Every great distributed system has a way to achieve consensus. It’s the digital handshake that ensures every node in a cluster agrees on the state of the world, even when chaos strikes. For over a decade, Apache Kafka’s secret weapon wasn’t its own. It used Apache ZooKeeper.
This combination was essential for Kafka’s growth, but it came at a cost. Managing a Kafka cluster meant managing two complex distributed systems. This was a source of operational headaches.
Today, that era is over with the introduction of the KRaft (Kafka Raft) protocol. Kafka has broken free. It manages its own destiny with built-in consensus mechanism. This isn’t just an update, it’s a fundamental reimagining of Kafka’s core. Let’s break down why this move is such a massive win.
The Old Way: ZooKeeper
In the past, a Kafka cluster couldn’t exist without a ZooKeeper. ZooKeeper was the central nervous system. The single source of truth for all metadata.
Here’s how it worked:
- The Controller Election: ZooKeeper would select one Kafka broker as the controller (the designated manager for the entire cluster).
- The Single Source of Truth: Every metadata change (a new topic, a broker failure, a configuration update) had to be written to ZooKeeper first.
- A Game of Telephone: The controller would watch ZooKeeper for these changes and then be responsible for propagating them to all the other brokers.
The Operational Nightmare
For anyone who ran Kafka at scale, this architecture was a double-edged sword.
- Two Systems (Twice the Trouble): You weren’t just a Kafka expert, you had to be a ZooKeeper expert. This meant separate provisioning, separate monitoring, separate security, and a whole separate system to debug.

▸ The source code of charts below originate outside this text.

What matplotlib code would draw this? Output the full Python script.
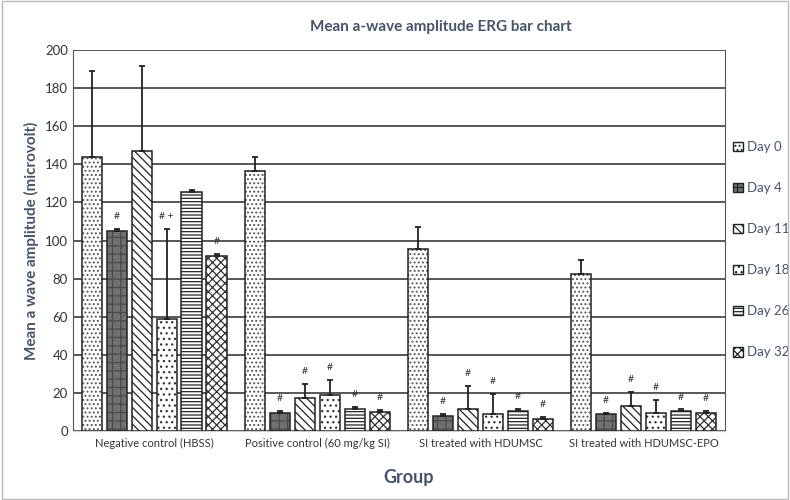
import matplotlib.pyplot as plt
import numpy as np

groups = ['Negative control (HBSS)', 'Positive control (60 mg/kg SI)',
          'SI treated with HDUMSC', 'SI treated with HDUMSC-EPO']
days = ['Day 0', 'Day 4', 'Day 11', 'Day 18', 'Day 26', 'Day 32']

# mean values per day, one value per group
day0 = [144, 136.5, 95.5, 82.4]
day4 = [105, 9.5, 7.9, 9]
day11 = [147, 17.3, 11.6, 13]
day18 = [59, 19, 9, 9.4]
day26 = [125.5, 11.5, 10.5, 10.6]
day32 = [92, 10, 6.3, 9.4]

# upper error (SD)
err0 = [45, 7.5, 11.5, 7.3]
err4 = [1, 1, 1, 0.6]
err11 = [44.6, 7.4, 12, 7.5]
err18 = [47, 7.8, 10.5, 6.9]
err26 = [1, 1.1, 1, 0.8]
err32 = [1, 1, 1, 1.1]

# significance marks above bars
marks = [
    ['', '#', '', '# +', '', '#'],
    ['', '#', '#', '#', '#', '#'],
    ['', '#', '#', '#', '#', '#'],
    ['', '#', '#', '#', '#', '#'],
]

values = [day0, day4, day11, day18, day26, day32]
errors = [err0, err4, err11, err18, err26, err32]
hatches = ['....', '++', '\\\\\\\\', '...', '-----', 'xxxx']
fills = ['white', '#707070', 'white', 'white', 'white', 'white']
hcols = ['#555555', '#4a4a4a', '#222222', '#333333', '#222222', '#333333']

txt = '#44546A'
plt.rcParams['font.family'] = ['Lato', 'DejaVu Sans']
plt.rcParams['hatch.linewidth'] = 0.9

fig = plt.figure(figsize=(7.9, 5), dpi=100)
ax = fig.add_axes([0.092, 0.138, 0.826, 0.762])

x = np.arange(len(groups))
pitch = 0.153
w = 0.125
for j in range(len(days)):
    xs = x + (j - 2.5) * pitch
    # hatch layer then outline
    ax.bar(xs, values[j], w, color=fills[j], edgecolor=hcols[j],
           hatch=hatches[j], linewidth=0, zorder=3)
    ax.bar(xs, values[j], w, fill=False, edgecolor='#222222',
           linewidth=1.1, zorder=3.5)
    ax.errorbar(xs, values[j], yerr=[np.zeros(4), errors[j]], fmt='none',
                ecolor='#222222', elinewidth=1.3, capsize=2.5, capthick=1.3, zorder=4)
    for i in range(len(groups)):
        m = marks[i][j]
        if m:
            top = values[j][i] + errors[j][i]
            ax.text(xs[i], top + 4, m, ha='center', va='bottom', fontsize=7.5, color='#333333')

# legend proxies
handles = [plt.Rectangle((0, 0), 1, 1, facecolor=fills[j], edgecolor='#222222',
                         hatch=hatches[j], linewidth=1) for j in range(len(days))]

ax.set_ylim(0, 200)
ax.set_xlim(-0.5, 3.5)
ax.set_yticks(range(0, 201, 20))
ax.yaxis.grid(True, color='#2a2a2a', linewidth=1.1, zorder=0)
ax.set_xticks(x)
ax.set_xticklabels(groups, fontsize=8, color='#333333')
ax.tick_params(axis='y', labelsize=9.5, colors='#333333', length=0)
ax.tick_params(axis='x', length=0, pad=5)
ax.spines['top'].set_visible(False)
ax.spines['left'].set_color('#555555')
ax.spines['right'].set_color('#555555')
ax.spines['bottom'].set_color('#d0d0d0')

ax.set_title('Mean a-wave amplitude ERG bar chart', fontsize=11, fontweight='bold',
             color=txt, pad=14, x=0.564)
ax.set_ylabel('Mean a wave amplitude (microvolt)', fontsize=11, fontweight='bold', color=txt)
ax.set_xlabel('Group', fontsize=13, fontweight='bold', color=txt, labelpad=18)
ax.xaxis.set_label_coords(0.515, -0.1)

leg = ax.legend(handles, days, loc='upper left', bbox_to_anchor=(0.998, 0.785), frameon=False,
                labelspacing=2.2, handlelength=0.75, handleheight=0.75,
                handletextpad=0.3, fontsize=9.5, borderaxespad=0.3)
for t in leg.get_texts():
    t.set_color(txt)

fig.patches.append(plt.Rectangle((0.002, 0.002), 0.996, 0.996, transform=fig.transFigure,
                                 fill=False, edgecolor='#bbbbbb', linewidth=1))

fig.savefig('out.png', dpi=100)
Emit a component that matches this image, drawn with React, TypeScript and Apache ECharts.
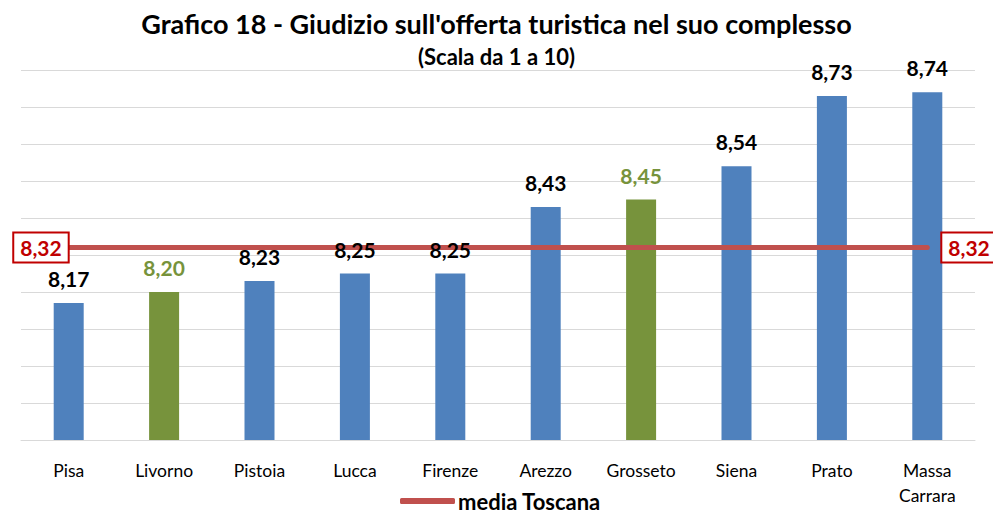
import React, { useEffect, useRef } from "react";
import * as echarts from "echarts";

const categories = ["Pisa", "Livorno", "Pistoia", "Lucca", "Firenze", "Arezzo", "Grosseto", "Siena", "Prato", "Massa\nCarrara"];
const values = [8.17, 8.2, 8.23, 8.25, 8.25, 8.43, 8.45, 8.54, 8.73, 8.74];
const highlighted = ["Livorno", "Grosseto"];
const mediaToscana = 8.32;
const seriesName = "media Toscana";

const BLUE = "#4F81BD";
const GREEN = "#77933C";
const RED = "#C0504D";
const DARKRED = "#C00000";
const FONT = "Lato, 'Open Sans', sans-serif";

const fmt = (v: number) => v.toFixed(2).replace(".", ",");

export default function App() {
  const ref = useRef<HTMLDivElement>(null);
  useEffect(() => {
    if (!ref.current) return;
    const chart = echarts.init(ref.current, null, { renderer: "svg" });
    const barData = values.map((v, i) => {
      const hl = highlighted.includes(categories[i]);
      return { value: v, itemStyle: { color: hl ? GREEN : BLUE } };
    });
    const labelData = values.map((v, i) => {
      const hl = highlighted.includes(categories[i]);
      return { value: v, label: { color: hl ? GREEN : "#000" } };
    });
    const boxLabel = {
      show: true,
      formatter: (p: any) => fmt(p.value),
      color: DARKRED,
      fontWeight: "bold",
      fontSize: 21,
      fontFamily: FONT,
      backgroundColor: "#fff",
      borderColor: DARKRED,
      borderWidth: 2,
      padding: [4, 6, 3, 6],
    };
    const lineData = categories.map((_, i) => {
      if (i === 0) return { value: mediaToscana, label: { ...boxLabel, position: "left", distance: 1 } };
      if (i === categories.length - 1) return { value: mediaToscana, label: { ...boxLabel, position: "right", distance: 15 } };
      return { value: mediaToscana, label: { show: false } };
    });
    chart.setOption({
      animation: false,
      textStyle: { fontFamily: FONT },
      title: {
        text: "Grafico 18 - Giudizio sull'offerta turistica nel suo complesso",
        subtext: "(Scala da 1 a 10)",
        left: "center",
        top: 5,
        itemGap: 8,
        textStyle: { fontFamily: FONT, fontSize: 27, fontWeight: "bold", color: "#000" },
        subtextStyle: { fontFamily: FONT, fontSize: 22, fontWeight: "bold", color: "#000" },
      },
      legend: {
        top: 485,
        left: 395,
        data: [{ name: seriesName, icon: "roundRect" }],
        itemWidth: 55,
        itemHeight: 6,
        itemGap: 4,
        textStyle: { fontFamily: FONT, fontSize: 22, fontWeight: "bold", color: "#000", padding: [0, 0, 0, -2] },
      },
      grid: { left: 21, right: 18, top: 70, bottom: 73 },
      xAxis: {
        type: "category",
        data: categories,
        axisTick: { show: false },
        axisLine: { lineStyle: { color: "#D9D9D9", width: 1 } },
        axisLabel: { color: "#000", fontSize: 17.5, fontFamily: FONT, margin: 18, lineHeight: 25, interval: 0 },
      },
      yAxis: {
        type: "value",
        min: 7.8,
        max: 8.8,
        interval: 0.1,
        axisLabel: { show: false },
        axisLine: { show: false },
        axisTick: { show: false },
        splitLine: { lineStyle: { color: "#D9D9D9", width: 1 } },
      },
      series: [
        {
          type: "bar",
          name: "Giudizio",
          data: barData,
          barWidth: 30,
          z: 2,
        },
        {
          type: "line",
          name: seriesName,
          data: lineData,
          symbol: "circle",
          symbolSize: 0,
          showSymbol: true,
          lineStyle: { color: RED, width: 5, cap: "round" },
          itemStyle: { color: RED },
          z: 5,
        },
        {
          type: "bar",
          name: "Etichette",
          data: labelData,
          barWidth: 30,
          barGap: "-100%",
          itemStyle: { color: "rgba(0,0,0,0)" },
          z: 8,
          label: {
            show: true,
            position: "top",
            distance: 14,
            formatter: (p: any) => fmt(p.value),
            fontSize: 21,
            fontWeight: "bold",
            fontFamily: FONT,
          },
        },
      ],
    });
    return () => chart.dispose();
  }, []);
  return <div ref={ref} style={{ width: 993, height: 513, position: "absolute", left: 0, top: 0 }} />;
}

- The ZooKeeper Bottleneck: As clusters grew, ZooKeeper often became a chokepoint. All administrative commands were directed through it. It limited how quickly you could create topics or scale your cluster.
- Slow Failovers: This was the real killer. If the controller broker failed, the recovery process was really slow. Electing a new controller and forcing it to read all the state from ZooKeeper could take dozens of seconds, or even minutes. In a high-availability world, that’s an eternity of downtime.
A New Dawn: Kafka in KRaft Mode
The Kafka community knew there had to be a better way. The answer was KRaft, an implementation of the Raft consensus algorithm that lives inside Kafka itself. No external dependencies, no split-brain architecture.
The new world is beautifully simple:
- A few brokers are designated as controllers. They form a self-contained Raft quorum.
- All cluster metadata is now stored in an internal Kafka topic:
__cluster_metadata
. - The elected leader of the controller quorum writes all changes to this log. Every other node in the cluster simply subscribes to it.
The elegance is stunning: Kafka now uses its own battle-tested replication protocol to manage its own state.
The Showdown: Why KRaft Wins, Hands Down
This architectural shift makes massive benefits.
1. Radical Simplicity
The most obvious win? You get to delete your ZooKeeper deployment. This means less infrastructure to manage, fewer configurations to juggle and a single, unified system to monitor and secure. The operational burden is cut in half.
2. From Minutes to Milliseconds: Lightning-Fast Recovery
This is KRaft’s absolute win. Because the cluster state is already replicated across the controllers in a Kafka log, failover is almost instantaneous. A new controller can take leadership in a few seconds, often sub-second.
The performance charts tell the whole story:
Look at that recovery time after an uncontrolled shutdown. The difference isn’t an improvement; it’s a complete transformation. What used to be a coffee break of downtime is now over in the blink of an eye.
3. Scaling
Without the ZooKeeper bottleneck, Kafka can now support a high number of partitions. We’re talking about scaling to millions of partitions in a single cluster, a feat that was simply unthinkable in the ZooKeeper era, which topped out in the hundreds of thousands.
The Future is ZooKeeper-less
The move to KRaft isn’t just a new feature. It’s the foundation for the next decade of Kafka. It makes Kafka simpler to operate, dramatically more resilient, and capable of scaling to levels we could only dream of before.
If you’re building a new data platform, the choice is a no-brainer. KRaft is production-ready and the clear path forward. It’s time to say goodbye to ZooKeeper and embrace a faster, simpler and more powerful Kafka.